Russia and China often pursue complementary agendas and support each other at the United Nations Security Council, said Abigail Grace, who until recently worked on the Asia portfolio at the National Security Council. “I don’t think that the level of China-Russia collaboration is necessarily within U.S. interests,” Grace said.
But while Moscow and Beijing have cordial relations and share many strategic objectives, there are areas of relative distrust between them, including over Central Asia. China has made major economic and diplomatic inroads in the region with its Belt and Road Initiative, which includes Central Asian nations as a key part of its strategy. But Russia views that region as within its traditional sphere of influence. While it hasn’t stood in the way of Xi’s overtures to countries like Kazakhstan and Uzbekistan, it has declined to join the initiative despite China’s invitation.
Beyond Central Asia, it’s also clear that with its enormous economy and rapidly expanding military ambitions, China is on a trajectory to greatly surpass Russia’s global heft—a trajectory that could compel Russia to seek partnerships (informal or otherwise) elsewhere.
“Looking out over long term, there is a belief in the administration that Moscow will see Beijing as its greatest geopolitical foe—just like Washington does now—and that could set up a rapprochement with America,” said a source close to the White House. “But it is very far out into the future.”

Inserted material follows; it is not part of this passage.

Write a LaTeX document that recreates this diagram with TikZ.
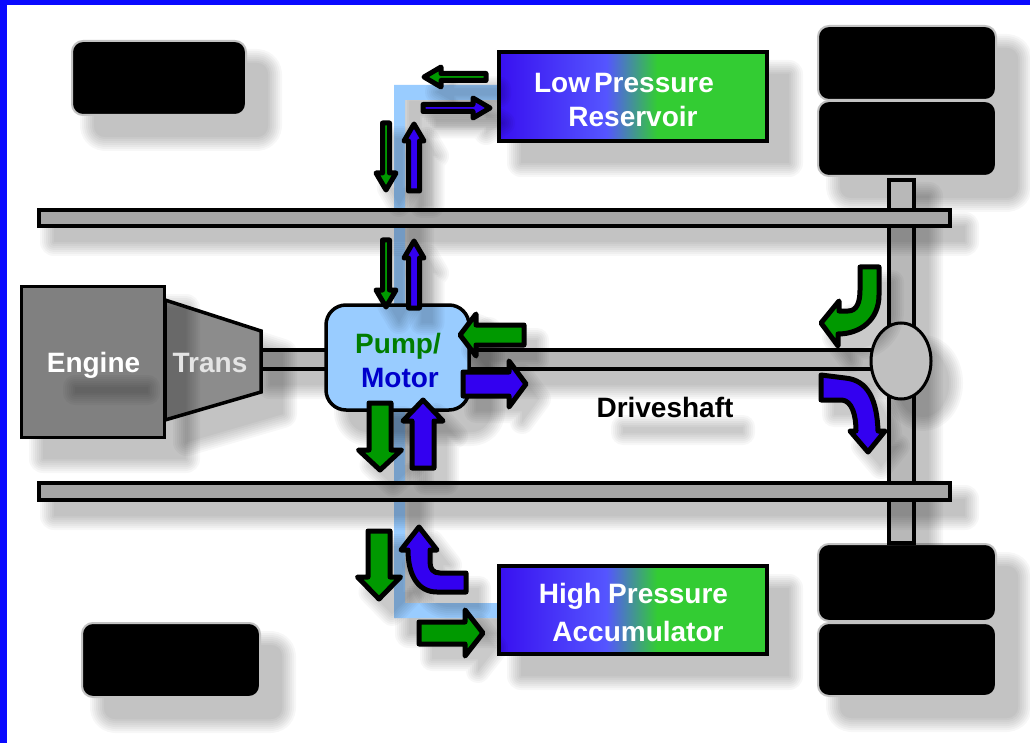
\documentclass[tikz,border=0pt]{standalone}
\usepackage{fontspec}
\setmainfont{Liberation Sans}
\definecolor{framebl}{RGB}{10,10,255}
\definecolor{pipec}{RGB}{153,204,255}
\definecolor{arrgreen}{RGB}{0,153,0}
\definecolor{arrblue}{RGB}{51,0,240}
\definecolor{boxbl}{RGB}{56,16,240}
\definecolor{boxbm}{RGB}{85,85,255}
\definecolor{boxgr}{RGB}{51,204,51}
\pgfdeclarehorizontalshading{boxshade}{100bp}{color(0bp)=(boxbl); color(25bp)=(boxbl); color(45bp)=(boxbm); color(54.5bp)=(boxgr); color(75bp)=(boxgr); color(100bp)=(boxgr)}
\tikzset{
  shadowlayer/.style={fill=black,draw=black,line join=round},
  wheelbox/.style={fill=black,draw={rgb,255:red,195;green,195;blue,195},line width=2pt,rounded corners=11pt},
  railbox/.style={fill={rgb,255:red,166;green,166;blue,166},draw=black,line width=3.5pt},
  shaftbox/.style={fill={rgb,255:red,184;green,184;blue,184},draw=black,line width=3.5pt},
  blockout/.style={draw=black,line width=5pt,line join=round},
  pressurebox/.style={draw=black,line width=4.5pt,shading=boxshade},
  lbl/.style={font=\fontsize{28}{30}\selectfont\bfseries,inner sep=0pt,anchor=base}
}
\newcommand{\softshadow}[1]{\foreach \w in {0.1,4,8,12,16,20,24,28}{\begin{scope}[transparency group,opacity=.032]\path[shift={(22,22)},shadowlayer,line width=\w pt] #1;\end{scope}}}
\newcommand{\midshadow}[1]{\foreach \w in {0.1,4,8,12,16,20,24,28}{\begin{scope}[transparency group,opacity=.032]\path[shift={(15,16)},shadowlayer,line width=\w pt] #1;\end{scope}}}
\newcommand{\thinshadow}[1]{\foreach \w in {0.1,4,8,12,16,20,24}{\begin{scope}[transparency group,opacity=.03]\path[shift={(13,15)},shadowlayer,line width=\w pt] #1;\end{scope}}}
\newcommand{\blockarrow}[8]{%
  \def\arrowoutline{(0,0)--(-#7,-#6/2)--(-#7,-#5/2)--(-#4,-#5/2)--(-#4,#5/2)--(-#7,#5/2)--(-#7,#6/2)--cycle}%
  \foreach \w in {0.1,4,8,12,16,20,24}{%
    \begin{scope}[transparency group,opacity=.03]
    \begin{scope}[shift={(13,15)}]
      \path[shadowlayer,line width=\w pt,shift={(#1,#2)},rotate=#3] \arrowoutline;
    \end{scope}\end{scope}}%
  \draw[blockout,fill=#8,shift={(#1,#2)},rotate=#3] \arrowoutline;
}
\begin{document}
\begin{tikzpicture}[x=1pt,y=-1pt]
\useasboundingbox (0,0) rectangle (1030,743);
\fill[white] (0,0) rectangle (1030,743);
\fill[framebl] (0,0) rectangle (7,743);
\fill[framebl] (0,0) rectangle (1030,5);
% pipe
\midshadow{(394,85)--(497,85)--(497,100)--(405,100)--(405,603)--(497,603)--(497,618)--(394,618)--cycle}
\fill[pipec] (394,85)--(497,85)--(497,100)--(405,100)--(405,603)--(497,603)--(497,618)--(394,618)--cycle;
% wheels
\softshadow{[rounded corners=11pt] (72,41) rectangle (246,115)}
\draw[wheelbox] (72,41) rectangle (246,115);
\softshadow{[rounded corners=11pt] (82,623) rectangle (260,697)}
\draw[wheelbox] (82,623) rectangle (260,697);
\softshadow{[rounded corners=11pt] (818,26) rectangle (996,176)}
\draw[wheelbox] (818,26) rectangle (996,100);
\draw[wheelbox] (818,101) rectangle (996,176);
\softshadow{[rounded corners=11pt] (818,544) rectangle (996,696)}
\draw[wheelbox] (818,544) rectangle (996,621);
\draw[wheelbox] (818,623) rectangle (996,696);
% axle
\midshadow{(889,180) rectangle (914,543)}
\draw[shaftbox] (889,180) rectangle (914,543);
% rails
\midshadow{(39,210) rectangle (950,226)}
\draw[railbox] (39,210) rectangle (950,226);
\midshadow{(39,483) rectangle (950,500)}
\draw[railbox] (39,483) rectangle (950,500);
% shafts
\midshadow{(255,350) rectangle (330,369)}
\draw[shaftbox] (255,350) rectangle (330,369);
\midshadow{(465,350) rectangle (875,369)}
\draw[shaftbox] (465,350) rectangle (875,369);
\softshadow{(901,361) ellipse [x radius=26,y radius=34]}
\draw[fill={rgb,255:red,192;green,192;blue,192},draw=black,line width=3pt] (901,361) ellipse [x radius=30,y radius=38];
% engine and trans
\softshadow{(165,300)--(261,331)--(261,392)--(165,420)--cycle}
\draw[line width=3.5pt,line join=miter,fill={rgb,255:red,140;green,140;blue,140}] (165,300)--(261,331)--(261,392)--(165,420)--cycle;
\softshadow{(21,286) rectangle (164,437)}
\draw[line width=3pt,fill={rgb,255:red,128;green,128;blue,128}] (21,286) rectangle (164,437);
\thinshadow{(62,372) rectangle (135,378)}
% pump
\softshadow{[rounded corners=20pt] (326,305) rectangle (469,410)}
\draw[line width=3.5pt,rounded corners=20pt,fill=pipec] (326,305) rectangle (469,410);
% pressure boxes
\softshadow{(499,52) rectangle (767,141)}
\draw[pressurebox] (499,52) rectangle (767,141);
\softshadow{(499,566) rectangle (767,654)}
\draw[pressurebox] (499,566) rectangle (767,654);
% thin arrows
\blockarrow{424}{77}{180}{62}{7}{20}{17}{arrgreen}
\blockarrow{490}{108}{0}{67}{7}{20}{17}{arrblue}
\blockarrow{386}{190}{270}{67}{7}{20}{17}{arrgreen}
\blockarrow{414}{124}{90}{67}{11}{20}{17}{arrblue}
\blockarrow{386}{307}{270}{67}{7}{20}{17}{arrgreen}
\blockarrow{414}{241}{90}{67}{11}{20}{17}{arrblue}
% thick arrows
\blockarrow{460}{335}{180}{64}{20}{42}{16}{arrgreen}
\blockarrow{526}{384}{0}{63}{24}{46}{17}{arrblue}
\blockarrow{380}{470}{270}{67}{22}{43}{20}{arrgreen}
\blockarrow{423}{400}{90}{68}{22}{40}{21}{arrblue}
\blockarrow{379}{599}{270}{68}{22}{43}{22}{arrgreen}
\blockarrow{483}{633}{0}{64}{22}{46}{18}{arrgreen}
% curved arrows
\thinshadow{(419,527)--(437,550)--(430,550)--(430,562) .. controls (430,569) and (433,573) .. (440,573)--(466,573)--(466,592)--(437,592) .. controls (418,592) and (408,575) .. (408,550)--(401,550)--cycle}
\draw[blockout,fill=arrblue] (419,527)--(437,550)--(430,550)--(430,562) .. controls (430,569) and (433,573) .. (440,573)--(466,573)--(466,592)--(437,592) .. controls (418,592) and (408,575) .. (408,550)--(401,550)--cycle;
\thinshadow{(860,267)--(879,267)--(879,295) .. controls (879,320) and (860,334) .. (838,334)--(838,346)--(821,323)--(839,301)--(839,311)--(848,311) .. controls (857,311) and (860,302) .. (860,290)--cycle}
\draw[blockout,fill=arrgreen] (860,267)--(879,267)--(879,295) .. controls (879,320) and (860,334) .. (838,334)--(838,346)--(821,323)--(839,301)--(839,311)--(848,311) .. controls (857,311) and (860,302) .. (860,290)--cycle;
\thinshadow{(821,375)--(845,378) .. controls (868,380) and (877,400) .. (878,431)--(885,431)--(868,452)--(850,431)--(856,431) .. controls (856,415) and (852,401) .. (842,400)--(821,400)--cycle}
\draw[blockout,fill=arrblue] (821,375)--(845,378) .. controls (868,380) and (877,400) .. (878,431)--(885,431)--(868,452)--(850,431)--(856,431) .. controls (856,415) and (852,401) .. (842,400)--(821,400)--cycle;
% labels
\thinshadow{(610,412) rectangle (730,418)}
\node[lbl,text=white] (engine) at (93.5,372) {Engine};
\node[lbl,text={rgb,255:red,228;green,228;blue,228}] (trans) at (210,372) {Trans};
\node[lbl,text={rgb,255:red,0;green,125;blue,0}] (pump) at (398,353) {Pump/};
\node[lbl,text={rgb,255:red,0;green,0;blue,204}] (motor) at (400,387) {Motor};
\node[lbl,text=black] (driveshaft) at (665,417) {Driveshaft};
\node[lbl,text=white] (lowp) at (624,93) {\spaceskip=4pt Low Pressure};
\node[lbl,text=white] (reservoir) at (633,127) {Reservoir};
\node[lbl,text=white] (highp) at (633.5,603) {\spaceskip=7pt High Pressure};
\node[lbl,text=white] (accum) at (638,641) {Accumulator};
\end{tikzpicture}
\end{document}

But there’s a very good reason the “reverse Nixon” strategy hasn’t been implemented yet. It’s just not geopolitically realistic.
“China is the greater long term strategic challenge,” said John Rood, the under secretary of defense for policy, at the Aspen Security Forum. “But in many ways, Russia is the larger near term threat because of the overwhelming lethality of its nuclear arsenal and also because of some of the behavior that the Russian government has exhibited.”
Russia is at times a flamboyant foe of the European Union and the United States, seeking to sow disruption and division within and among Western allies. It also has been a highly disruptive force in U.S. politics, making it an illogical partner for an ambitious attempt to help preserve the current international system.
“At the moment, with Russia having tried to attack our democratic institutions as well as still acting like a rogue state in Ukraine and Syria, the chances of a U.S.-Russia alliance to take on China are slim to none,” said Kazianis.
“But know this: time and circumstance can change minds and win hearts. I would not be shocked if in seven to 10 years this does indeed take place.”